I just set up the device according to the instructions in the above pdf; there is even a suggested shopping list and suggested retailer (https://www.homesciencetools.com/; an American company, but they ship to Canada). The focal lengths of the lenses are key to the Rochester Cloak, so you have to know their values—the focal lengths of the first two lenses must meet, and the same for the other two lenses. And you have to know the focal lengths to work out the distances between the lenses. But the pdf above spells it all out very clearly.
You set up four convex lenses, with two different focal lengths, according to a formula provided in the pdf. The lenses with the shorter focal length (thicker lenses) are in the middle; the lenses with the longer focal length (thinner lenses) are on the ends. And you put a background of some kind at the end of the setup. It’s good to use something with a grid, like graph paper, so that you can see there is no distortion of the background.
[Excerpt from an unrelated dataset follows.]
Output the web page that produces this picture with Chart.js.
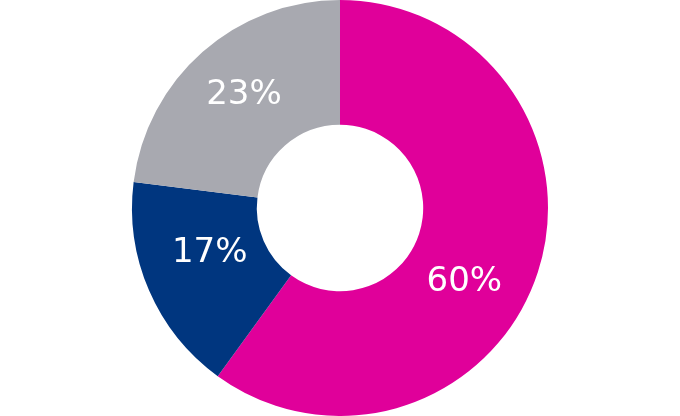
<!DOCTYPE html>
<html>
<head>
<meta charset="utf-8">
<script src="https://cdn.jsdelivr.net/npm/chart.js@4"></script>
<style>
  html, body { margin: 0; padding: 0; background: #fff; }
  #wrap { width: 680px; height: 416px; }
</style>
</head>
<body>
<div id="wrap"><canvas id="myChart"></canvas></div>
<script>
const labels = ["A", "B", "C"];
const shares = [60, 17, 23];
const colors = ["#E0009A", "#00367F", "#A8A9B0"];

// nudge each label a little around the ring (degrees) and out from centre
const labelTurn = [12, 5, 1.5];
const labelRadius = [0.69, 0.66, 0.72];

const pctLabels = {
  id: "pctLabels",
  afterDatasetsDraw(chart) {
    const ctx = chart.ctx;
    const meta = chart.getDatasetMeta(0);
    ctx.save();
    ctx.fillStyle = "#fff";
    ctx.font = "400 34px 'DejaVu Sans'";
    ctx.textAlign = "center";
    ctx.textBaseline = "middle";
    meta.data.forEach((arc, i) => {
      const p = arc.getProps(["x", "y", "startAngle", "endAngle", "outerRadius"], true);
      const a = (p.startAngle + p.endAngle) / 2 + labelTurn[i] * Math.PI / 180;
      const r = p.outerRadius * labelRadius[i];
      ctx.fillText(shares[i] + "%", p.x + Math.cos(a) * r, p.y + Math.sin(a) * r + 2);
    });
    ctx.restore();
  }
};

const ctx = document.getElementById("myChart");
new Chart(ctx, {
  type: "doughnut",
  data: {
    labels,
    datasets: [{
      data: shares,
      backgroundColor: colors,
      borderWidth: 0,
      hoverOffset: 0
    }]
  },
  options: {
    responsive: true,
    maintainAspectRatio: false,
    animation: false,
    cutout: "40%",
    layout: { padding: 0 },
    plugins: {
      legend: { display: false },
      tooltip: { enabled: false }
    }
  },
  plugins: [pctLabels]
});
</script>
</body>
</html>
Pockets, or cloaked regions, are formed where the light coming through the lens doesn’t interact with anything placed in it. In the illustration below, these are the areas with red squiggles. So if you place an object in the cloaked region, the light doesn’t interact with it, and we just see the background. No interaction of light with the object, no light reaching our eyes, no object to see.
The blue lines are rays of light refracting through the lenses. The rays cross where the two focal points meet. The areas with the red squiggles are the cloaked areas. The light coming through the lenses does not pass through these areas so we can’t see an object placed in the cloaked areas. The cloaked areas are above and below the centre line. Objects placed in the centre line do not get cloaked.